> **Available data**:
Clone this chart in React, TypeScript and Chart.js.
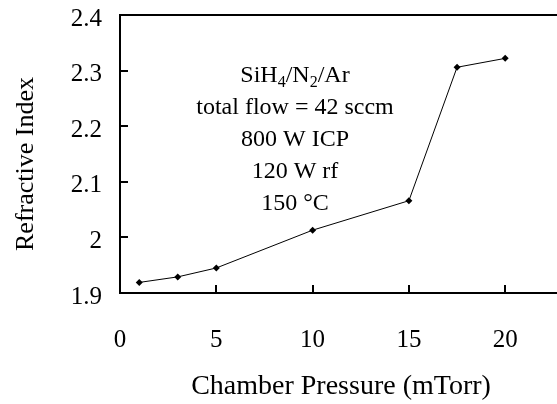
import React, { useEffect, useRef } from "react";
import { Chart, registerables } from "chart.js";

Chart.register(...registerables);

// ---- data ----
const pressure = [1, 3, 5, 10, 15, 17.5, 20];
const refractiveIndex = [1.919, 1.929, 1.945, 2.013, 2.066, 2.306, 2.322];
const xTickValues = [0, 5, 10, 15, 20, 25];
const yTickValues = [1.9, 2.0, 2.1, 2.2, 2.3, 2.4];
const xTitle = "Chamber Pressure (mTorr)";
const yTitle = "Refractive Index";
// each line: list of [text, isSubscript]
const annotationLines: [string, boolean][][] = [
  [["SiH", false], ["4", true], ["/N", false], ["2", true], ["/Ar", false]],
  [["total flow = 42 sccm", false]],
  [["800 W ICP", false]],
  [["120 W rf", false]],
  [["150 \u00B0C", false]],
];

const FONT = '"Liberation Serif", "Times New Roman", Times, serif';
const TICK_FS = 25;
const ANN_FS = 24;

const decorPlugin = {
  id: "decor",
  afterDraw(chart: any) {
    const ctx = chart.ctx as CanvasRenderingContext2D;
    const { left, right, top, bottom } = chart.chartArea;
    const xs = chart.scales.x;
    const ys = chart.scales.y;
    ctx.save();
    ctx.strokeStyle = "#000";
    ctx.lineWidth = 2;
    // top frame line
    ctx.beginPath();
    ctx.moveTo(left - 1, top);
    ctx.lineTo(right, top);
    ctx.stroke();
    // inward ticks
    ctx.beginPath();
    yTickValues.forEach((v) => {
      const py = Math.round(ys.getPixelForValue(v));
      ctx.moveTo(left, py);
      ctx.lineTo(left + 8, py);
    });
    xTickValues.forEach((v) => {
      const px = Math.round(xs.getPixelForValue(v));
      ctx.moveTo(px, bottom);
      ctx.lineTo(px, bottom - 8);
    });
    ctx.stroke();

    ctx.fillStyle = "#000";
    ctx.textAlign = "center";
    ctx.textBaseline = "middle";
    // x title
    ctx.font = `28px ${FONT}`;
    ctx.fillText(xTitle, 341, 387);
    // y title
    ctx.font = `26px ${FONT}`;
    ctx.save();
    ctx.translate(26, 164);
    ctx.rotate(-Math.PI / 2);
    ctx.fillText(yTitle, 0, 0);
    ctx.restore();

    // annotation block
    ctx.textAlign = "left";
    ctx.textBaseline = "alphabetic";
    const cx = 295;
    annotationLines.forEach((segs, i) => {
      const base = 82 + i * 32;
      let w = 0;
      segs.forEach(([t, sub]) => {
        ctx.font = `${sub ? 16 : ANN_FS}px ${FONT}`;
        w += ctx.measureText(t).width;
      });
      let x = cx - w / 2;
      segs.forEach(([t, sub]) => {
        ctx.font = `${sub ? 16 : ANN_FS}px ${FONT}`;
        ctx.fillText(t, x, sub ? base + 5 : base);
        x += ctx.measureText(t).width;
      });
    });
    ctx.restore();
  },
};

const zeroPadding = (s: any) => {
  s.paddingTop = 0;
  s.paddingBottom = 0;
  s.paddingLeft = 0;
  s.paddingRight = 0;
};

export default function App() {
  const ref = useRef<HTMLCanvasElement>(null);
  useEffect(() => {
    if (!ref.current) return;
    const chart = new Chart(ref.current, {
      type: "line",
      data: {
        datasets: [
          {
            data: pressure.map((x, i) => ({ x, y: refractiveIndex[i] })),
            borderColor: "#000",
            borderWidth: 1,
            backgroundColor: "#000",
            pointStyle: "rectRot",
            pointRadius: 3.5,
            pointBorderWidth: 0,
            pointBackgroundColor: "#000",
            tension: 0,
          },
        ],
      },
      options: {
        responsive: false,
        animation: false,
        devicePixelRatio: 1,
        layout: { padding: { left: 0, top: 15, right: 18.5, bottom: 0 } },
        plugins: { legend: { display: false }, tooltip: { enabled: false } },
        scales: {
          x: {
            type: "linear",
            min: 0,
            max: 25,
            afterBuildTicks: (s: any) => {
              s.ticks = xTickValues.map((v) => ({ value: v }));
            },
            afterFit: (s: any) => {
              s.height = 111;
              zeroPadding(s);
            },
            grid: { display: false, drawTicks: false },
            border: { display: true, color: "#000", width: 2 },
            ticks: {
              padding: 32,
              color: "#000",
              font: { family: FONT, size: TICK_FS },
              callback: (v: any) => String(v),
            },
          },
          y: {
            type: "linear",
            min: 1.9,
            max: 2.4,
            afterBuildTicks: (s: any) => {
              s.ticks = yTickValues.map((v) => ({ value: v }));
            },
            afterFit: (s: any) => {
              s.width = 120;
              zeroPadding(s);
            },
            grid: { display: false, drawTicks: false },
            border: { display: true, color: "#000", width: 2 },
            ticks: {
              padding: 18,
              labelOffset: 4,
              color: "#000",
              font: { family: FONT, size: TICK_FS },
              callback: (v: any) => String(Number(Number(v).toFixed(1))),
            },
          },
        },
      },
      plugins: [decorPlugin],
    });
    return () => chart.destroy();
  }, []);
  return (
    <div
      style={{
        position: "fixed",
        left: 0,
        top: 0,
        width: 557,
        height: 404,
        overflow: "hidden",
        background: "#fff",
      }}
    >
      <canvas ref={ref} width={620} height={404} style={{ display: "block" }} />
    </div>
  );
}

> **Set exercise**:
Everything from the top line of the data down to and including the line with "const ANN_FS = 24;" is to be copied, except the pictures.

> **Solution for this task**:
Clone this chart in React, TypeScript and Chart.js.
import React, { useEffect, useRef } from "react";
import { Chart, registerables } from "chart.js";

Chart.register(...registerables);

// ---- data ----
const pressure = [1, 3, 5, 10, 15, 17.5, 20];
const refractiveIndex = [1.919, 1.929, 1.945, 2.013, 2.066, 2.306, 2.322];
const xTickValues = [0, 5, 10, 15, 20, 25];
const yTickValues = [1.9, 2.0, 2.1, 2.2, 2.3, 2.4];
const xTitle = "Chamber Pressure (mTorr)";
const yTitle = "Refractive Index";
// each line: list of [text, isSubscript]
const annotationLines: [string, boolean][][] = [
  [["SiH", false], ["4", true], ["/N", false], ["2", true], ["/Ar", false]],
  [["total flow = 42 sccm", false]],
  [["800 W ICP", false]],
  [["120 W rf", false]],
  [["150 \u00B0C", false]],
];

const FONT = '"Liberation Serif", "Times New Roman", Times, serif';
const TICK_FS = 25;
const ANN_FS = 24;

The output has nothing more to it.